Like good food, good data tastes good.
How can data taste good?
Let’s start with what we know about how to “Make food taste good” and then we can understand how the same principles are useful for Data Quality.
A long, long time ago in a land far away, we were in the midst of some staffing changes in the kitchen and wanted to codify some of how “Things worked” (in the Sent Sovi kitchen at least).
We came up with this list of 20 “Kitchen Axioms” that were laminated and posted as a nice 5×7 sign in each station, and talked about during our interview process.
If you want to know what it is like to work in a professional kitchen, in the most reductive sense, one could liken it to a daily exercise against entropy.
Fine dining places incredible demands, physical, mental and emotional in all those who are involved. This shared commitment to the guest is what drives excellence in ambitious kitchens. These axioms made that possible for us.
We discussed what is important in order to put all of ourselves into making “Good tasting food” with minimum wasted effort and maximum effect for the guest. These axioms helped.

These are axioms that beyond statement and axiomatic acceptance, invite further discussion, reflections and reduction to practice.
In short, the business of food is so unforgiving that as a chef and restauranteur, we needed to pull off minor miracles daily in the pursuit of betterment or some days simply continuation of the establishment. One plate at a time, year after year.
As long as one applies these axioms, there is a much higher chance of success and a much more apparent path to recover from minor and major errors as a team.
It is this precise commitment and ownership of ones work outlined in these axioms that that allows (and gives the greatest chance of) the right food at the right time at the right temperature to be delivered to the guests with the right service, utensils, and beverages.
Only then can it “Taste good”.
Data is very much the same way.
Much like every single ingredient in my restaurant, each piece of data has a story to tell. That story may be directly from the “source” or may trace a complicated path through international supply chains and vendor systems.
Like a farmers market haul, data must be cleaned and sorted, prepared and stored. It must be respected. Edge cases must be considered.

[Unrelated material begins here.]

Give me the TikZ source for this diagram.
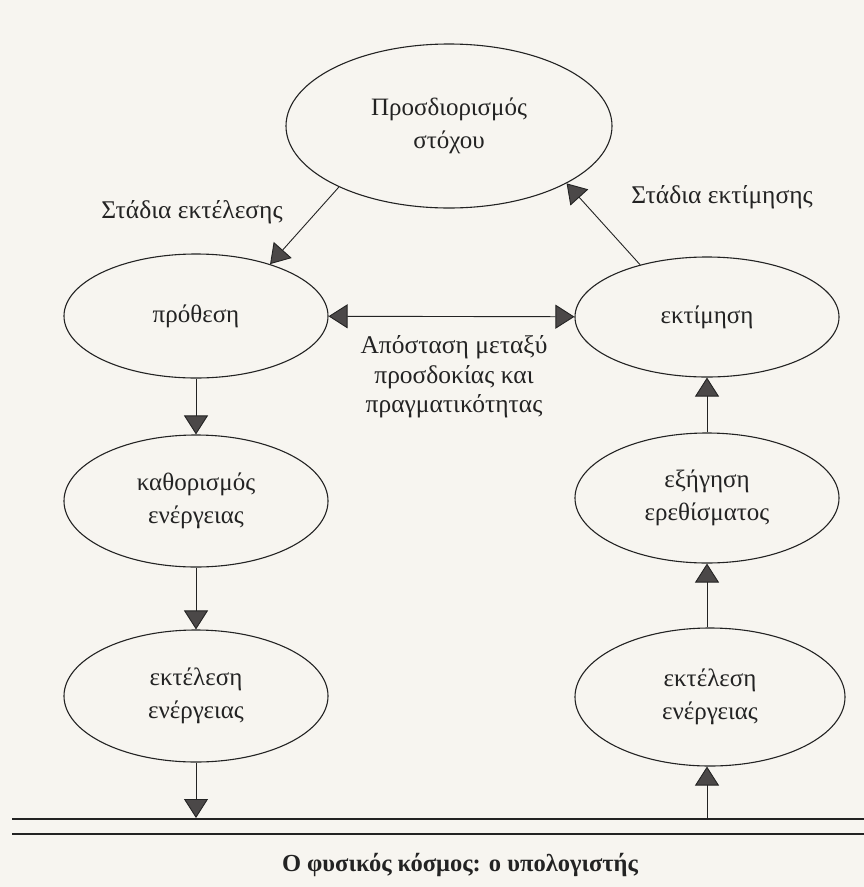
\documentclass[tikz,border=0pt]{standalone}
\usepackage{fontspec}
\setmainfont{Liberation Serif}
\usepackage{xcolor}
\usetikzlibrary{arrows, arrows.meta}
\usetikzlibrary{shapes.geometric, positioning, calc}

\definecolor{paper}{RGB}{247,245,240}
\definecolor{ink}{RGB}{35,35,35}
\definecolor{tipgray}{RGB}{75,72,72}

\tikzset{
  stage/.style={ellipse, draw=ink, line width=1.1pt, minimum width=264pt, minimum height=128pt, inner sep=0pt, align=center, text=ink, font=\fontsize{25}{33}\selectfont},
  tip/.tip={Triangle[width=24pt, length=19pt, fill=tipgray]},
  flow/.style={-tip, draw=ink, line width=0.9pt},
  caption/.style={text=ink, align=center, font=\fontsize{25.5}{30}\selectfont},
}

\begin{document}
\begin{tikzpicture}[x=1pt, y=-1pt]
      \useasboundingbox[fill=paper] (0, 0) rectangle (864, 887);

      \node[stage, minimum width=326pt, minimum height=164pt] (goal) at (449, 126) {Προσδιορισμός\\στόχου};

      \node[stage, minimum height=124pt] (intent) at (196, 316) {πρόθεση};
      \node[stage, minimum height=132pt] (spec) at (196, 501) {καθορισμός\\ενέργειας};
      \node[stage, minimum height=132pt] (execL) at (196, 696) {εκτέλεση\\ενέργειας};

      \node[stage, minimum height=120pt] (evalR) at (707, 317) {εκτίμηση};
      \node[stage, minimum height=130pt] (interp) at (707, 498) {εξήγηση\\ερεθίσματος};
      \node[stage, minimum width=270pt, minimum height=138pt] (execR) at (710, 697) {εκτέλεση\\ενέργειας};

      \draw[ink, line width=1.4pt] (12, 819) -- (864, 819);
      \draw[ink, line width=1.4pt] (12, 834) -- (864, 834);
      \coordinate (worldL) at (196, 818);
      \coordinate (worldR) at (707, 818);

      \draw[flow] (goal.209) -- (intent.35);
      \draw[flow] (intent) -- (spec);
      \draw[flow] (spec) -- (execL);
      \draw[flow] (execL) -- (worldL);

      \draw[flow] (worldR) -- (worldR |- execR.south);
      \draw[flow] (execR.north -| interp.south) -- (interp);
      \draw[flow] (interp) -- (evalR);
      \draw[flow] (evalR.142) -- (goal.334);

      \draw[flow, tip-tip] (intent) -- (evalR);

      \node[caption] (execlabel) at (192, 212) {Στάδια εκτέλεσης};
      \node[caption] (evallabel) at (722, 197) {Στάδια εκτίμησης};
      \node[caption, font=\fontsize{25.5}{29.5}\selectfont] (gap) at (454, 377) {Απόσταση μεταξύ\\προσδοκίας και\\πραγματικότητας};
      \node[caption, font=\fontsize{24.5}{30}\selectfont\bfseries] (world) at (460, 865) {Ο φυσικός κόσμος: ο υπολογιστής};

    \end{tikzpicture}
\end{document}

Like food, data can reward ingenuity and creativity and punish lax techniques. Therefore, a methodical and disciplined approach to data that encourages asking questions and understanding context is useful as a framework (as in the kitchen Axioms).
Getting the right data to the right place at the right time in the right context (with the right governance and security) is what makes data “Taste good”.
Some people want Excel files, others want csv, S3 buckets or apis. Ketchup, mustard, mayo.
Good data tastes good, make it easy to eat.